GOAL> Retype exactly what runs from the first line of the data to the line with "from bokeh.resources import INLINE", keeping both of those lines and skipping pictures.

DATA EXTRACT>
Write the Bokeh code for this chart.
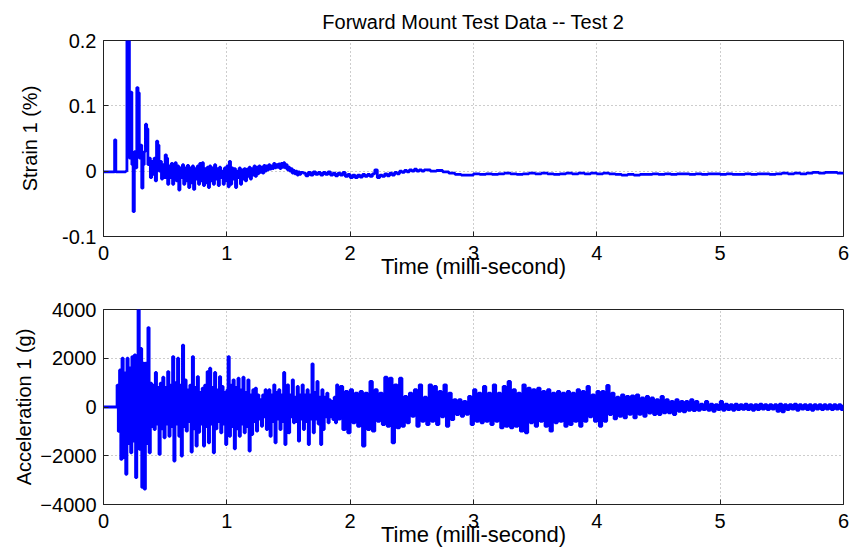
import numpy as np
from bokeh.plotting import figure
from bokeh.layouts import column
from bokeh.models import FixedTicker, Range1d
from bokeh.embed import file_html
from bokeh.resources import INLINE

# ---------------- data ----------------
title_text = "Forward Mount Test Data -- Test 2"
x_label = "Time (milli-second)"
strain_label = "Strain 1 (%)"
accel_label = "Acceleration 1 (g)"
x_ticks = [0, 1, 2, 3, 4, 5, 6]
strain_ticks = [-0.1, 0, 0.1, 0.2]
strain_tick_labels = ["-0.1", "0", "0.1", "0.2"]
accel_ticks = [-4000, -2000, 0, 2000, 4000]

# Strain 1 (%) sampled every 0.01 ms from 0.00 to 1.60
strain_early = [
    -0.001, -0.001, -0.001, -0.001, -0.001, -0.001, -0.001, -0.001, -0.001, 0.048,
    -0.001, -0.001, -0.001, -0.001, -0.001, -0.001, -0.001, -0.001, 0.000, 0.210,
    0.200, 0.020, 0.121, 0.010, -0.062, 0.030, 0.005, 0.128, 0.120, 0.020,
    0.040, -0.026, 0.010, 0.030, 0.072, 0.065, 0.010, 0.020, -0.010, 0.015,
    -0.005, 0.020, -0.015, 0.046, 0.040, 0.000, 0.015, -0.012, 0.010, -0.010,
    0.025, 0.020, -0.020, 0.008, -0.010, 0.012, -0.020, 0.005, 0.013, -0.015,
    0.008, -0.029, 0.005, -0.010, 0.010, -0.020, 0.005, -0.015, 0.009, -0.025,
    0.005, -0.018, 0.008, -0.028, 0.004, -0.012, 0.008, -0.020, 0.012, -0.015,
    0.013, -0.022, 0.004, -0.018, 0.006, -0.025, 0.008, -0.015, 0.005, -0.020,
    0.010, -0.012, 0.004, -0.022, 0.006, -0.010, 0.000, -0.020, 0.005, -0.015,
    0.008, -0.024, 0.015, -0.020, 0.005, -0.012, 0.004, -0.025, 0.000, -0.010,
    0.005, -0.020, 0.002, -0.012, 0.004, -0.015, 0.003, -0.008, 0.006, -0.012,
    0.004, -0.006, 0.008, -0.008, 0.006, -0.004, 0.008, -0.002, 0.006, -0.003,
    0.009, 0.000, 0.008, 0.002, 0.010, 0.003, 0.008, 0.004, 0.012, 0.005,
    0.010, 0.006, 0.011, 0.004, 0.012, 0.006, 0.013, 0.005, 0.010, 0.002,
    0.006, 0.000, 0.004, -0.003, 0.001, -0.004, 0.000, -0.006, -0.001, -0.005,
    -0.002,
]
# every 0.02 ms from 1.62 to 2.60
strain_mid = [
    -0.003, -0.007, -0.002, -0.006, -0.001, -0.005, -0.002, -0.006, -0.002, -0.005,
    -0.001, -0.006, -0.003, -0.007, -0.003, -0.006, -0.002, -0.008, -0.005, -0.010,
    -0.006, -0.010, -0.006, -0.009, -0.005, -0.008, -0.005, -0.008, -0.004, 0.002,
    -0.010, -0.006, -0.008, -0.004, -0.007, -0.003, -0.006, -0.002, -0.004, 0.000,
    -0.002, 0.001, -0.001, 0.002, 0.000, 0.003, 0.000, 0.002, 0.000, 0.002,
]
# every 0.05 ms from 2.65 to 6.00
strain_late = [
    0.000, 0.001, -0.001, -0.003, -0.005, -0.006, -0.006, -0.004, -0.005, -0.004,
    -0.005, -0.004, -0.003, -0.004, -0.005, -0.004, -0.003, -0.004, -0.003, -0.004,
    -0.005, -0.004, -0.003, -0.004, -0.003, -0.004, -0.003, -0.004, -0.003, -0.004,
    -0.005, -0.006, -0.005, -0.006, -0.005, -0.005, -0.004, -0.005, -0.004, -0.005,
    -0.004, -0.004, -0.005, -0.004, -0.005, -0.004, -0.004, -0.005, -0.004, -0.005,
    -0.005, -0.004, -0.005, -0.004, -0.004, -0.005, -0.004, -0.003, -0.004, -0.003,
    -0.004, -0.003, -0.002, -0.003, -0.002, -0.002, -0.003, -0.002,
]

# Acceleration 1 (g): quiet 0 .. 0.105 ms, then every 0.01 ms from 0.11 to 1.90
accel_quiet_t = [0.0, 0.105]
accel_quiet = [0, 0]
accel_early = [
    900, -1000, 1520, -2150, 2000, -2080, 1400, -2760, 2000, -1500,
    1600, -1880, 2070, -1400, 2140, -2900, 1500, 4000, -1740, 2400,
    -3300, 1800, -3370, 1800, -1500, 3260, -1880, 980, -800, 900,
    -925, 1415, -700, 800, -1945, 980, -900, 1220, -1265, 800,
    -700, 1455, -1200, 900, -800, 2070, -2220, 1000, -700, 2000,
    -1200, 900, -2010, 2540, -800, 1115, -990, 700, -600, 900,
    -1850, 2070, -900, 800, -1600, 1250, -1035, 600, -700, 775,
    -1600, 900, -800, 1455, -1470, 1590, -700, 800, -1880, 1415,
    -900, 700, -600, 1250, -1060, 845, -700, 600, -1540, 700,
    2070, -1200, 900, -800, 1115, -1715, 800, -900, 1180, -1200,
    700, -700, 1220, -1060, 600, -800, 1115, -1810, 500, -1130,
    710, -600, 775, -990, 500, -500, 300, -790, 500, -400,
    710, -925, -500, 710, -1200, 500, -600, 910, -1470, 600,
    -500, 710, -925, 500, -600, 1415, -1540, -500, 910, -1060,
    500, -400, 1115, -650, 400, -600, 845, -1400, 500, -500,
    910, -925, 500, -600, 710, -1540, 500, -500, 1770, -1060,
    600, -500, 1050, -700, 400, -1540, 710, -925, 400, -400,
    570, -650, 300, -400, 230, -520, 400, -650, 910, -500,
]
# every 0.02 ms from 1.92 to 6.00
accel_late = [
    845, -925, 640, -1060, 710, -650, 570, -790, 640, -1600,
    570, -925, 1050, -990, 710, -585, 570, -720, 1220, -790,
    1180, -1470, 910, -860, 1180, -790, 435, -650, 570, -380,
    710, -790, 910, -585, 400, -720, 910, -585, 845, -720,
    640, -400, 910, -790, 570, -520, 300, -310, 300, -380,
    230, -300, 435, -720, 710, -585, 570, -650, 845, -585,
    570, -720, 910, -585, 570, -860, 845, -790, 1050, -860,
    710, -790, 570, -990, 910, -1060, 775, -650, 710, -790,
    775, -585, 640, -790, 710, -990, 570, -650, 640, -585,
    570, -790, 640, -720, 570, -585, 710, -790, 640, -585,
    845, -400, 500, -585, 640, -790, 640, -585, 885, -310,
    570, -490, 400, -380, 500, -450, 435, -300, 460, -450,
    500, -300, 370, -380, 435, -250, 370, -310, 300, -310,
    435, -245, 300, -245, 230, -310, 300, -175, 230, -200,
    230, -135, 300, -150, 230, -135, 120, -110, 230, -135,
    120, -175, 100, -110, 230, -135, 120, -110, 95, -135,
    120, -110, 95, -100, 120, -110, 95, -135, 100, -110,
    120, -90, 95, -110, 100, -90, 95, -175, 120, -200,
    95, -110, 100, -90, 120, -135, 95, -90, 100, -110,
    95, -135, 95, -90, 100, -110, 95, -90, 95, -110,
    100, -90, 95, -110, 90,
]

# sampling grids (time in ms)
strain_t = np.concatenate([
    0.00 + 0.01 * np.arange(len(strain_early)),
    1.62 + 0.02 * np.arange(len(strain_mid)),
    2.65 + 0.05 * np.arange(len(strain_late)),
])
strain_v = np.array(strain_early + strain_mid + strain_late)
accel_t = np.concatenate([
    np.array(accel_quiet_t),
    0.11 + 0.01 * np.arange(len(accel_early)),
    1.92 + 0.02 * np.arange(len(accel_late)),
])
accel_v = np.array(accel_quiet + accel_early + accel_late)

# ---------------- styling ----------------
FONT = "Liberation Sans"
BLUE = "#0000ff"


def style(p, yticks, left_standoff, overrides=None):
    p.background_fill_color = "white"
    p.border_fill_color = "white"
    p.outline_line_color = "#222222"
    p.outline_line_width = 1
    for ax in p.xaxis + p.yaxis:
        ax.major_tick_in = 5
        ax.major_tick_out = 0
        ax.minor_tick_in = 0
        ax.minor_tick_out = 0
        ax.axis_line_color = "#222222"
        ax.major_tick_line_color = "#222222"
        ax.major_label_text_font = FONT
        ax.major_label_text_font_size = "20px"
        ax.major_label_text_color = "black"
        ax.axis_label_text_font = FONT
        ax.axis_label_text_font_style = "normal"
        ax.axis_label_text_color = "black"
    p.xaxis.ticker = FixedTicker(ticks=x_ticks)
    p.yaxis.ticker = FixedTicker(ticks=yticks)
    p.xaxis.axis_label = x_label
    p.xaxis.axis_label_text_font_size = "22px"
    p.xaxis.major_label_standoff = 9
    p.xaxis.axis_label_standoff = -9
    p.yaxis.axis_label_text_font_size = "20px"
    p.yaxis.major_label_standoff = 7
    p.yaxis.axis_label_standoff = left_standoff
    if overrides:
        p.yaxis.major_label_overrides = overrides
    for g in (p.xgrid[0], p.ygrid[0]):
        g.grid_line_color = "#9a9a9a"
        g.grid_line_dash = "1 3"
        g.grid_line_width = 1


p1 = figure(width=852, height=286, output_backend="svg", toolbar_location=None,
            x_range=Range1d(0, 6), y_range=Range1d(-0.1, 0.2),
            min_border_left=103, min_border_right=9, min_border_top=40,
            min_border_bottom=50)
p1.title.text = title_text
p1.title.align = "center"
p1.title.text_font = FONT
p1.title.text_font_size = "20px"
p1.title.text_font_style = "normal"
p1.title.text_color = "black"
p1.title.standoff = 15
p1.step(strain_t, strain_v, mode="after", line_color=BLUE, line_width=2.8)
style(p1, strain_ticks, 18, dict(zip(strain_ticks, strain_tick_labels)))
p1.yaxis[0].axis_label = strain_label

p2 = figure(width=852, height=267, output_backend="svg", toolbar_location=None,
            x_range=Range1d(0, 6), y_range=Range1d(-4000, 4000),
            min_border_left=103, min_border_right=9, min_border_top=23,
            min_border_bottom=49)
p2.step(accel_t, accel_v, mode="after", line_color=BLUE, line_width=2.8)
style(p2, accel_ticks, 2)
p2.yaxis[0].axis_label = accel_label

layout = column(p1, p2, spacing=0)
open("out.html", "w").write(file_html(layout, INLINE))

THE RESULT>
Write the Bokeh code for this chart.
import numpy as np
from bokeh.plotting import figure
from bokeh.layouts import column
from bokeh.models import FixedTicker, Range1d
from bokeh.embed import file_html
from bokeh.resources import INLINE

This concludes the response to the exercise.